▶ _Instructions for the task_
Find the lines holding "chart" and copy them.

>> START

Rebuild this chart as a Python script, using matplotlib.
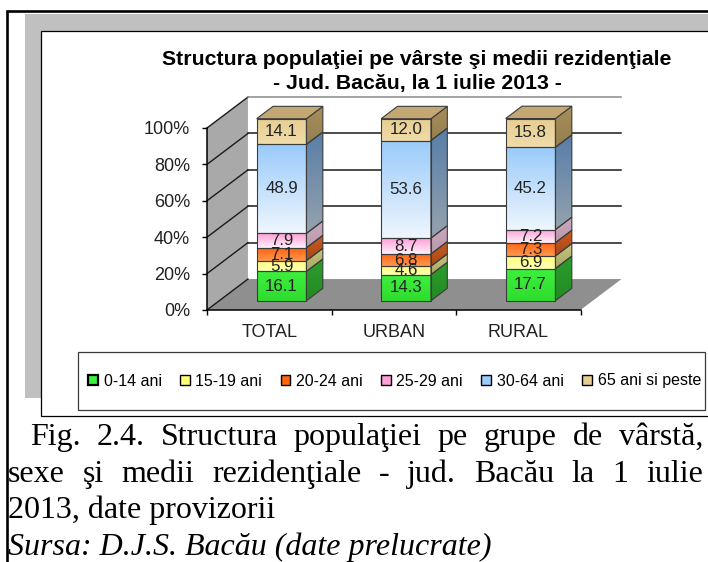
import numpy as np
import matplotlib
matplotlib.use('Agg')
import matplotlib.pyplot as plt
from matplotlib.patches import Polygon, Rectangle, Patch
from matplotlib.colors import LinearSegmentedColormap

# ---- data ----
categories = ['TOTAL', 'URBAN', 'RURAL']
age_groups = ['0-14 ani', '15-19 ani', '20-24 ani', '25-29 ani', '30-64 ani', '65 ani si peste']
total = [16.1, 5.9, 7.1, 7.9, 48.9, 14.1]
urban = [14.3, 4.6, 6.8, 8.7, 53.6, 12.0]
rural = [17.7, 6.9, 7.3, 7.2, 45.2, 15.8]
y_ticks = [0, 20, 40, 60, 80, 100]

title_lines = ['Structura populaţiei pe vârste şi medii rezidenţiale',
               '- Jud. Bacău, la 1 iulie 2013 -']
caption_lines = ['Fig. 2.4. Structura populaţiei pe grupe de vârstă,',
                 'sexe şi medii rezidenţiale - jud. Bacău la 1 iulie',
                 '2013, date provizorii',
                 'Sursa: D.J.S. Bacău (date prelucrate)']

# face colours per age group: (front top, front bottom), (side top, side bottom)
front_cols = [('#3ef03e', '#2edc2e'), ('#ffff7a', '#ffffb4'), ('#ff6410', '#ff9850'),
              ('#ff9ed6', '#fff2fa'), ('#9acbfa', '#eef6fe'), ('#e6cd92', '#f0dcaa')]
side_cols = [('#2c9e2c', '#238a23'), ('#c4c47c', '#a8a866'), ('#c85a20', '#a84818'),
             ('#cba8bd', '#b79aab'), ('#587ea8', '#95a2ae'), ('#a68e5c', '#96804f')]
top_col = '#c3a873'

plt.rcParams['font.family'] = ['Liberation Sans', 'DejaVu Sans']

fig = plt.figure(figsize=(7.08, 5.62), dpi=100)

# background frame, in pixel coordinates
bg = fig.add_axes([0, 0, 1, 1])
bg.set_xlim(0, 708)
bg.set_ylim(562, 0)
bg.axis('off')
bg.plot([7, 7, 720], [570, 11, 11], color='black', lw=1.9, solid_joinstyle='miter')
bg.add_patch(Rectangle((25, 14), 700, 384, fc='#c0c0c0', ec='none'))
bg.add_patch(Rectangle((41, 31), 700, 385, fc='white', ec='black', lw=0.9))
bg.add_patch(Rectangle((78, 352), 627, 58, fc='white', ec='#3a3a3a', lw=0.9))

for i, line in enumerate(title_lines):
    bg.text(417, 65 + 24 * i, line, ha='center', va='baseline',
            fontsize=15.3, fontweight='bold')

# ---- pseudo-3D chart axes: x = category index, y = percent ----
DX, DY = 0.329, 17.0          # full depth offset of the walls (data units)
Z0, Z1 = 0.30, 0.70           # bar front / back depth
HW = 0.2                      # half bar width

ax = fig.add_axes([0.20445, 0.42897, 0.70339, 0.41128])
ax.patch.set_visible(False)
xlim, ylim = (-1.0, 3.0), (-6, 121)
xl, xr = -0.5, len(categories) - 0.5

# side wall and floor
ax.add_patch(Polygon([(xl, 0), (xl, 100), (xl + DX, 100 + DY), (xl + DX, DY)],
                     fc='#a9a9a9', ec='none', zorder=1))
ax.add_patch(Polygon([(xl, 0), (xr, 0), (xr + DX, DY), (xl + DX, DY)],
                     fc='#8f8f8f', ec='none', zorder=1))
# gridlines
for v in y_ticks:
    col = '#8a8a8a' if v == 100 else '#1a1a1a'
    ax.plot([xl, xl + DX], [v, v + DY], color='#1a1a1a', lw=1.0, zorder=2)
    if v > 0:
        ax.plot([xl + DX, xr + DX], [v + DY, v + DY], color=col, lw=1.1, zorder=2)


def grad_poly(verts, c_top, c_bot, z):
    verts = np.asarray(verts)
    patch = Polygon(verts, fc='none', ec='#3c3c3c', lw=0.8, zorder=z + 0.1)
    ax.add_patch(patch)
    cmap = LinearSegmentedColormap.from_list('g', [c_bot, c_top])
    im = ax.imshow(np.linspace(0, 1, 64)[:, None], cmap=cmap, origin='lower',
                   extent=(verts[:, 0].min(), verts[:, 0].max(),
                           verts[:, 1].min(), verts[:, 1].max()),
                   aspect='auto', interpolation='bilinear', zorder=z)
    im.set_clip_path(patch)


for ci, vals in enumerate([total, urban, rural]):
    tops = np.cumsum(vals)
    bots = tops - np.array(vals)
    fx0 = ci - HW + Z0 * DX
    fx1 = ci + HW + Z0 * DX
    sx1 = ci + HW + Z1 * DX
    for gi, (b, t) in enumerate(zip(bots, tops)):
        # side face
        grad_poly([(fx1, b + Z0 * DY), (sx1, b + Z1 * DY),
                   (sx1, t + Z1 * DY), (fx1, t + Z0 * DY)],
                  side_cols[gi][0], side_cols[gi][1], 3)
        # front face
        grad_poly([(fx0, b + Z0 * DY), (fx1, b + Z0 * DY),
                   (fx1, t + Z0 * DY), (fx0, t + Z0 * DY)],
                  front_cols[gi][0], front_cols[gi][1], 3)
        ax.text(ci + Z0 * DX, (b + t) / 2 + Z0 * DY, f'{vals[gi]:.1f}',
                ha='center', va='center', fontsize=12.2, color='#222222', zorder=5)
    t = tops[-1]
    ax.add_patch(Polygon([(fx0, t + Z0 * DY), (fx1, t + Z0 * DY),
                          (sx1, t + Z1 * DY), (fx0 + (Z1 - Z0) * DX, t + Z1 * DY)],
                         fc=top_col, ec='#3c3c3c', lw=0.8, zorder=4))

ax.set_xlim(*xlim)
ax.set_ylim(*ylim)

# front axes through the library's spines and ticks
for s in ['top', 'right']:
    ax.spines[s].set_visible(False)
ax.spines['left'].set_position(('data', xl))
ax.spines['left'].set_bounds(0, 100)
ax.spines['bottom'].set_position(('data', 0))
ax.spines['bottom'].set_bounds(xl, xr)
for s in ['left', 'bottom']:
    ax.spines[s].set_linewidth(1.1)
    ax.spines[s].set_zorder(6)
ax.set_yticks(y_ticks)
ax.set_yticklabels([f'{v}%' for v in y_ticks])
ax.tick_params(axis='y', length=3.6, width=1.0, pad=8.5, labelsize=13, labelcolor='#222222')
ax.set_xticks(range(len(categories)))
ax.set_xticklabels(categories)
ax.set_xticks(np.arange(xl, xr + 0.01, 1.0), minor=True)
ax.tick_params(axis='x', which='major', length=0, pad=10, labelsize=13, labelcolor='#222222')
ax.tick_params(axis='x', which='minor', length=3.6, width=1.0)

# legend
handles = [Patch(facecolor=front_cols[i][0], edgecolor='black',
                 linewidth=1.6 if i == 0 else 1.0) for i in range(len(age_groups))]
fig.legend(handles, age_groups, loc='center', bbox_to_anchor=(394.5 / 708, 1 - 381 / 562),
           ncol=6, frameon=False, handlelength=0.62, handleheight=0.62, handletextpad=0.35,
           columnspacing=1.15, borderaxespad=0, borderpad=0,
           prop={'family': 'Liberation Sans', 'size': 11.5})

# caption, justified like the document text
renderer = fig.canvas.get_renderer()


def put_line(text, y, x0, x1=None, **kw):
    if x1 is None:
        bg.text(x0, y, text, ha='left', va='baseline', **kw)
        return
    words = text.split()
    objs = [bg.text(0, y, w, ha='left', va='baseline', **kw) for w in words]
    widths = [o.get_window_extent(renderer).width for o in objs]
    gap = ((x1 - x0) - sum(widths)) / (len(words) - 1)
    x = x0
    for o, w in zip(objs, widths):
        o.set_x(x)
        x += w + gap


cap_kw = dict(fontsize=23, family='Liberation Serif', color='black')
put_line(caption_lines[0], 445, 30, 703, **cap_kw)
put_line(caption_lines[1], 482, 8, 703, **cap_kw)
put_line(caption_lines[2], 518, 8, **cap_kw)
put_line(caption_lines[3], 555, 8, style='italic', **cap_kw)

fig.savefig('out.png', dpi=100)
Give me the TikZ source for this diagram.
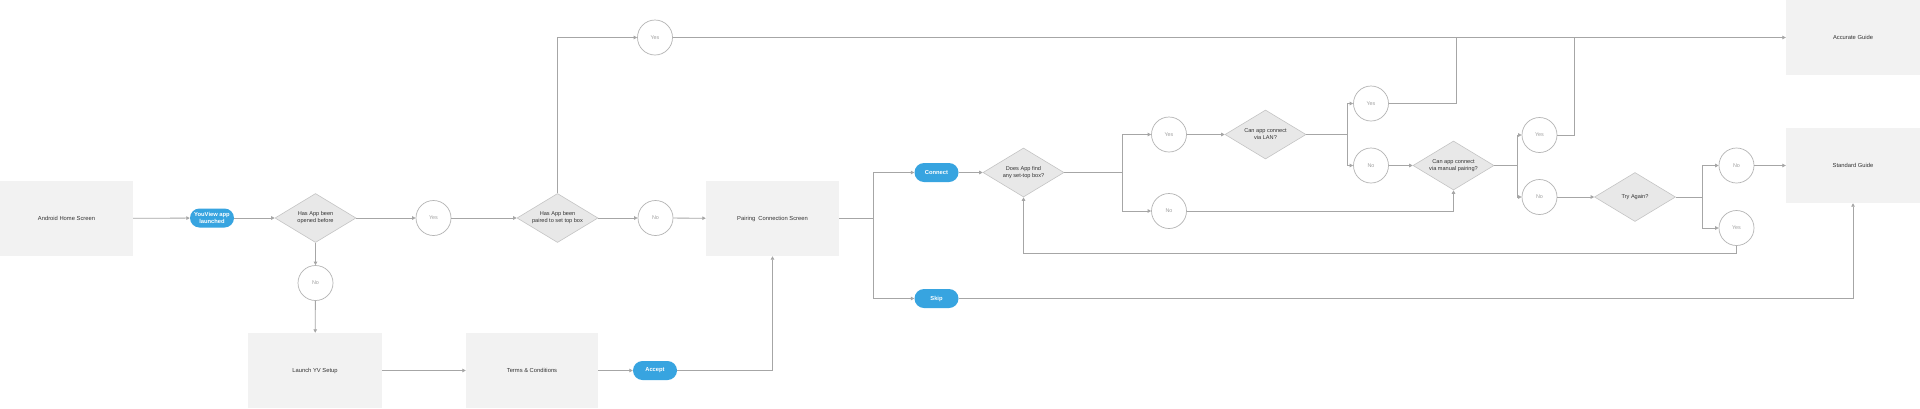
\documentclass[tikz,border=0pt]{standalone}
\usepackage{fontspec}
\setmainfont{Liberation Sans}
\usetikzlibrary{shapes.geometric,arrows.meta}
\definecolor{boxfill}{HTML}{F2F2F2}
\definecolor{diafill}{HTML}{E8E8E8}
\definecolor{diadraw}{HTML}{C4C4C4}
\definecolor{linecol}{HTML}{A6A6A6}
\definecolor{circdraw}{HTML}{B4B4B4}
\definecolor{circtext}{HTML}{A0A0A0}
\definecolor{pillblue}{HTML}{37A4E0}
\definecolor{txt}{HTML}{333333}
\tikzset{
  screen/.style={rectangle, fill=boxfill, draw=none, minimum width=133pt, minimum height=75pt, inner sep=0, text=txt, font=\fontsize{5.8}{7}\selectfont},
  pill/.style={rectangle, rounded corners=9.5pt, fill=pillblue, draw=none, minimum width=44pt, minimum height=19pt, inner sep=0, text=white, font=\fontsize{5.8}{6.2}\selectfont\bfseries, align=center},
  decision/.style={diamond, aspect=1.65, fill=diafill, draw=diadraw, line width=0.6pt, minimum width=81pt, minimum height=49pt, inner sep=0, text=txt, font=\fontsize{5.6}{7}\selectfont, align=center},
  answer/.style={circle, fill=white, draw=circdraw, line width=0.7pt, minimum size=35pt, inner sep=0, text=circtext, font=\fontsize{5.4}{6}\selectfont},
  conn/.style={draw=linecol, line width=0.8pt},
  arr/.style={conn, -{Triangle[length=3.5pt,width=3.5pt]}}
}
\begin{document}
\begin{tikzpicture}[x=1pt,y=-1pt]
\useasboundingbox[fill=white] (0,0) rectangle (1920,408);
% screens
\node[screen] (android) at (66.5,218.5) {Android Home Screen};
\node[screen, minimum width=134pt] (launch) at (315,370.5) {Launch YV Setup};
\node[screen, minimum width=132pt] (terms) at (532,370.5) {Terms \& Conditions};
\node[screen] (pairing) at (772.5,218.5) {Pairing\ \ Connection Screen};
\node[screen, minimum width=134pt] (accurate) at (1853,37.5) {Accurate Guide};
\node[screen, minimum width=134pt] (standard) at (1853,165.5) {Standard Guide};
% pills
\node[pill] (launched) at (212,218) {YouView app\\launched};
\node[pill] (accept) at (655,370.5) {Accept};
\node[pill] (connect) at (936.5,172.5) {Connect};
\node[pill] (skip) at (936.5,298.5) {Skip};
% decisions
\node[decision] (d1) at (315.5,218) {Has App been\\opened before};
\node[decision] (d2) at (557.5,218) {Has App been\\paired to set top box};
\node[decision] (d3) at (1023.5,172.5) {Does App find\\any set-top box?};
\node[decision] (d4) at (1265.5,134.5) {Can app connect\\via LAN?};
\node[decision] (d5) at (1453.5,165.5) {Can app connect\\via manual pairing?};
\node[decision] (d6) at (1635,197) {Try Again?};
% answers
\node[answer] (yes1) at (433.5,218) {Yes};
\node[answer] (no1) at (315.5,283) {No};
\node[answer] (yestop) at (655,37.5) {Yes};
\node[answer] (no2) at (655.5,218) {No};
\node[answer] (yes3) at (1169,134.5) {Yes};
\node[answer] (no3) at (1169,211) {No};
\node[answer] (yesL) at (1371,103.5) {Yes};
\node[answer] (noL) at (1371,165.5) {No};
\node[answer] (yesM) at (1539.5,135) {Yes};
\node[answer] (noM) at (1539.5,197) {No};
\node[answer] (noT) at (1736.5,165.5) {No};
\node[answer] (yesT) at (1736.5,228) {Yes};
% junction points
\coordinate (b1) at (873,218.5);
\coordinate (b2) at (1122,172.5);
\coordinate (b3) at (1347,134.5);
\coordinate (b4) at (1517,165.5);
\coordinate (b5) at (1702,197);
\coordinate (j1) at (1456,37.5);
\coordinate (j2) at (1574,37.5);
\coordinate (loop) at (1736.5,253);
% connectors
\draw[arr] (android) -- (launched);
\draw[arr] (launched) -- (d1);
\draw[arr] (d1) -- (yes1);
\draw[arr] (d1) -- (no1);
\draw[arr] (no1) -- (launch);
\draw[arr] (launch) -- (terms);
\draw[arr] (terms) -- (accept);
\draw[arr] (accept.east) -| (pairing.south);
\draw[arr] (yes1) -- (d2);
\draw[arr] (d2) -- (no2);
\draw[arr] (no2) -- (pairing);
\draw[arr] (d2.north) |- (yestop.west);
\draw[arr] (yestop.east) -- (accurate.west);
\draw[conn] (pairing.east) -- (b1);
\draw[arr] (b1) |- (connect.west);
\draw[arr] (b1) |- (skip.west);
\draw[arr] (connect) -- (d3);
\draw[conn] (d3.east) -- (b2);
\draw[arr] (b2) |- (yes3.west);
\draw[arr] (b2) |- (no3.west);
\draw[arr] (yes3) -- (d4);
\draw[conn] (d4.east) -- (b3);
\draw[arr] (b3) |- (yesL.west);
\draw[arr] (b3) |- (noL.west);
\draw[conn] (yesL.east) -| (j1);
\draw[arr] (noL) -- (d5);
\draw[arr] (no3.east) -| (d5.south);
\draw[conn] (d5.east) -- (b4);
\draw[arr] (b4) |- (yesM.west);
\draw[arr] (b4) |- (noM.west);
\draw[conn] (yesM.east) -| (j2);
\draw[arr] (noM) -- (d6);
\draw[conn] (d6.east) -- (b5);
\draw[arr] (b5) |- (noT.west);
\draw[arr] (b5) |- (yesT.west);
\draw[arr] (noT) -- (standard);
\draw[arr] (yesT.south) -- (loop) -| (d3.south);
\draw[arr] (skip.east) -| (standard.south);
\end{tikzpicture}
\end{document}
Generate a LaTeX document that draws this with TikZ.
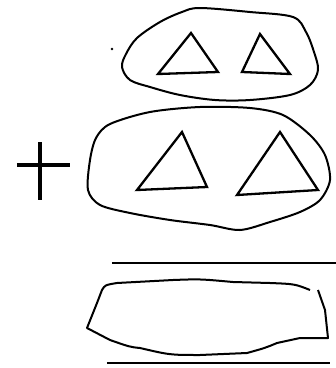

>> END

▶ _Written answer_
Rebuild this chart as a Python script, using matplotlib.
# ---- pseudo-3D chart axes: x = category index, y = percent ----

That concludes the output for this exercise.